CSV file format for lookup table definitions

When you import lookup definitions in the Standardization Rules Designer, files that contain definitions must be text files that contain values that are separated by commas. Each lookup table definition in the file must be formatted correctly.

CSV file requirements

The entire CSV file must meet the following requirements:
  • Files must have only one definition per line.
  • Files must use UTF-8 character encoding.
  • If leading or trailing white space must be preserved for an individual value, the entire value must be enclosed in double quotation marks.

Definition requirements

Each lookup table definition can include a maximum of three columns. The following table shows the three columns in the order that they must be specified and lists requirements for each column.
Table 1. Columns in a lookup table definition
Column Required column Requirements
Value Yes The maximum length is 600 characters.
Returned value No

If a returned value is not specified, it is the same as the value.
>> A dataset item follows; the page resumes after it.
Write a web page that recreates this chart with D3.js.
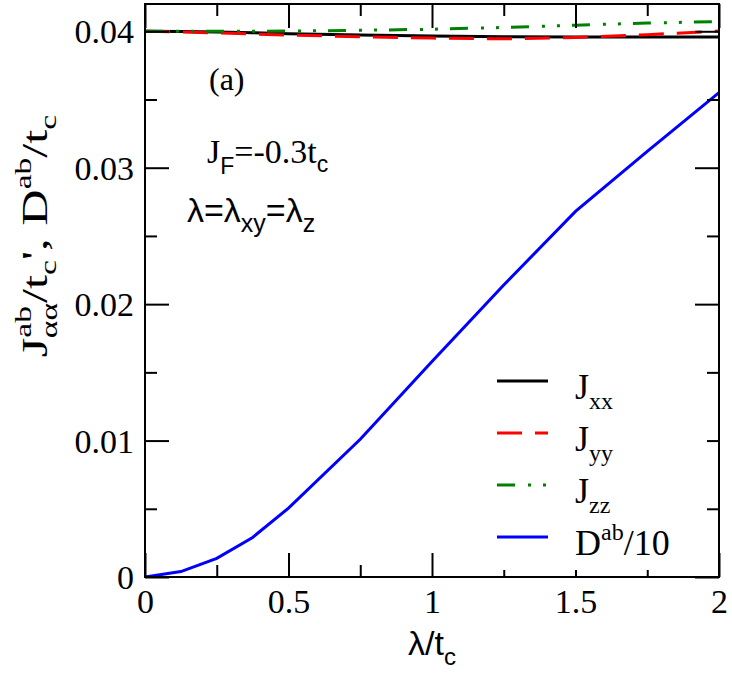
<!DOCTYPE html>
<html>
<head>
<meta charset="utf-8">
<script src="https://cdn.jsdelivr.net/npm/d3@7"></script>
<style>
body { margin: 0; background: #fff; }
</style>
</head>
<body>
<div id="chart"></div>
<script>
// lambda / t_c grid
var lambdaVals = [0, 0.125, 0.25, 0.375, 0.5, 0.75, 1.0, 1.25, 1.5, 1.75, 2.0];
// exchange couplings
var jxx = [0.0400, 0.03999, 0.03995, 0.03990, 0.03982, 0.03972, 0.03965, 0.03960, 0.03958, 0.03958, 0.03958];
var jyy = [0.0400, 0.03995, 0.03988, 0.03980, 0.03972, 0.03960, 0.03950, 0.03945, 0.03955, 0.03975, 0.04002];
var jzz = [0.0400, 0.04000, 0.04000, 0.04000, 0.04002, 0.04007, 0.04015, 0.04028, 0.04045, 0.04060, 0.04072];
// DM term divided by 10
var dab10 = [0, 0.0004, 0.00137, 0.0029, 0.00505, 0.0101, 0.0158, 0.0214, 0.0268, 0.0312, 0.0355];

var xMajor = [0, 0.5, 1, 1.5, 2];
var xMinor = [0.25, 0.75, 1.25, 1.75];
var yMajor = [0, 0.01, 0.02, 0.03, 0.04];
var yMinor = [0.005, 0.015, 0.025, 0.035];
var xLabels = ["0", "0.5", "1", "1.5", "2"];
var yLabels = ["0", "0.01", "0.02", "0.03", "0.04"];

var W = 732, H = 673;
var pL = 145, pR = 719, pT = 4, pB = 577;

var svg = d3.select("#chart").append("svg")
    .attr("width", W).attr("height", H)
    .style("font-family", "'Liberation Serif', 'Times New Roman', serif");

var x = d3.scaleLinear().domain([0, 2]).range([pL, pR]);
var y = d3.scaleLinear().domain([0, 0.042]).range([pB, pT]);

var series = [
    {name: "xx", vals: jxx, color: "#000000", dash: null},
    {name: "yy", vals: jyy, color: "#ff0000", dash: "25,13"},
    {name: "zz", vals: jzz, color: "#008000", dash: "18,13,3,12,3,12"},
    {name: "D", vals: dab10, color: "#0000ff", dash: null}
];

svg.append("clipPath").attr("id", "clip").append("rect")
    .attr("x", pL).attr("y", pT).attr("width", pR - pL).attr("height", pB - pT);

var line = d3.line()
    .x(function(d) { return x(d[0]); })
    .y(function(d) { return y(d[1]); });

var plot = svg.append("g").attr("clip-path", "url(#clip)");
series.forEach(function(s) {
    plot.append("path")
        .datum(lambdaVals.map(function(l, i) { return [l, s.vals[i]]; }))
        .attr("d", line)
        .attr("fill", "none")
        .attr("stroke", s.color)
        .attr("stroke-width", 3)
        .attr("stroke-dasharray", s.dash);
});

// axes: ticks pointing inward on all four sides
function styleAxis(g) {
    g.select(".domain").remove();
    g.selectAll(".tick line").attr("stroke", "#000").attr("stroke-width", 2);
    g.selectAll(".tick text").attr("fill", "#000").style("font-size", "34px")
        .style("font-family", "'Liberation Serif', serif");
}

var axB = svg.append("g").attr("transform", "translate(0," + pB + ")")
    .call(d3.axisBottom(x).tickValues(xMajor).tickSize(-24).tickPadding(10)
        .tickFormat(function(d, i) { return xLabels[i]; }));
styleAxis(axB);
axB.selectAll(".tick text").attr("dy", "0.75em");
svg.append("g").attr("transform", "translate(0," + pB + ")")
    .call(d3.axisBottom(x).tickValues(xMinor).tickSize(-12).tickFormat("")).call(styleAxis);
svg.append("g").attr("transform", "translate(0," + pT + ")")
    .call(d3.axisTop(x).tickValues(xMajor).tickSize(-24).tickFormat("")).call(styleAxis);
svg.append("g").attr("transform", "translate(0," + pT + ")")
    .call(d3.axisTop(x).tickValues(xMinor).tickSize(-12).tickFormat("")).call(styleAxis);

var axL = svg.append("g").attr("transform", "translate(" + pL + ",0)")
    .call(d3.axisLeft(y).tickValues(yMajor).tickSize(-24).tickPadding(11)
        .tickFormat(function(d, i) { return yLabels[i]; }));
styleAxis(axL);
axL.selectAll(".tick text").attr("dy", "0.34em");
svg.append("g").attr("transform", "translate(" + pL + ",0)")
    .call(d3.axisLeft(y).tickValues(yMinor).tickSize(-12).tickFormat("")).call(styleAxis);
svg.append("g").attr("transform", "translate(" + pR + ",0)")
    .call(d3.axisRight(y).tickValues(yMajor).tickSize(-24).tickFormat("")).call(styleAxis);
svg.append("g").attr("transform", "translate(" + pR + ",0)")
    .call(d3.axisRight(y).tickValues(yMinor).tickSize(-12).tickFormat("")).call(styleAxis);

// legend box (white, hides the ticks behind it)
var lg = {x0: 470, x1: 707, y0: 350, y1: 570, lx0: 497, lx1: 548, tx: 575, ys: [381, 433, 485, 537]};
svg.append("rect").attr("x", lg.x0).attr("y", lg.y0)
    .attr("width", lg.x1 - lg.x0).attr("height", lg.y1 - lg.y0).attr("fill", "#fff");

series.forEach(function(s, i) {
    var yy = lg.ys[i];
    svg.append("line").attr("x1", lg.lx0).attr("x2", lg.lx1).attr("y1", yy).attr("y2", yy)
        .attr("stroke", s.color).attr("stroke-width", 3)
        .attr("stroke-dasharray", s.dash);
    var t = svg.append("text").attr("x", lg.tx).attr("y", yy + 18).style("font-size", "36px");
    if (s.name === "D") {
        t.append("tspan").text("D");
        t.append("tspan").attr("dy", -15).style("font-size", "24px").text("ab");
        t.append("tspan").attr("dy", 15).text("/10");
    } else {
        t.append("tspan").text("J");
        t.append("tspan").attr("dy", 10).style("font-size", "24px").text(s.name);
    }
});

// frame
svg.append("rect").attr("x", pL).attr("y", pT)
    .attr("width", pR - pL).attr("height", pB - pT)
    .attr("fill", "none").attr("stroke", "#000").attr("stroke-width", 2);

// panel annotations
svg.append("text").attr("x", 209).attr("y", 90).style("font-size", "32px").text("(a)");

var jf = svg.append("text").attr("x", 207).attr("y", 163).style("font-size", "34px");
jf.append("tspan").text("J");
jf.append("tspan").attr("dy", 11).style("font-size", "23px")
    .style("font-family", "'Liberation Sans', sans-serif").text("F");
jf.append("tspan").attr("dy", -11).text("=-0.3t");
jf.append("tspan").attr("dy", 9).style("font-size", "23px")
    .style("font-family", "'Liberation Sans', sans-serif").text("c");

var lam = svg.append("text").attr("x", 187).attr("y", 222).style("font-size", "34px")
    .style("font-family", "'Liberation Sans', sans-serif");
lam.append("tspan").text("λ=λ");
lam.append("tspan").attr("dy", 10).style("font-size", "25px").text("xy");
lam.append("tspan").attr("dy", -10).text("=λ");
lam.append("tspan").attr("dy", 10).style("font-size", "25px").text("z");

// x axis title
var xt = svg.append("text").attr("x", 432).attr("y", 655).attr("text-anchor", "middle")
    .style("font-size", "34px").style("font-family", "'Liberation Sans', sans-serif");
xt.append("tspan").text("λ/t");
xt.append("tspan").attr("dy", 10).style("font-size", "24px").text("c");

// y axis title
var yt = svg.append("text").attr("transform", "translate(47,236) rotate(-90) scale(1.4,1)")
    .attr("text-anchor", "middle").style("font-size", "36px");
yt.append("tspan").text("J");
yt.append("tspan").attr("dy", -16).style("font-size", "24px").text("ab");
yt.append("tspan").attr("dx", -23).attr("dy", 26).style("font-size", "24px").text("αα");
yt.append("tspan").attr("dy", -10).text("/t");
yt.append("tspan").attr("dy", 9).style("font-size", "24px").text("c");
yt.append("tspan").attr("dy", -9).text("', D");
yt.append("tspan").attr("dy", -16).style("font-size", "24px").text("ab");
yt.append("tspan").attr("dy", 16).text("/t");
yt.append("tspan").attr("dy", 9).style("font-size", "24px").text("c");
</script>
</body>
</html>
The maximum length is 600 characters.
Similarity threshold No

If a similarity threshold is not specified, a default of 900 is assigned.

The similarity threshold must be an integer in the range 700 - 900.

Examples

In this example, the returned value and similarity threshold are not specified.

METER,,
As a result, the returned value is the same as the value, and a default value is assigned for the similarity threshold. The following table shows the lookup table definition that is shown in the Standardization Rules Designer.
Table 2. Definition that includes defaults for the returned value and similarity threshold
Value Returned value Similarity threshold
METER METER 900

In this example, values are specified for all of the columns. Because the value contains white space, it is enclosed in double quotation marks.

"FREIGHT TON",IMPERIAL,800
The following table shows the lookup table definition that is shown in the Standardization Rules Designer.
Table 3. Definition that includes values for all columns
Value Returned value Similarity threshold
FREIGHT TON IMPERIAL 800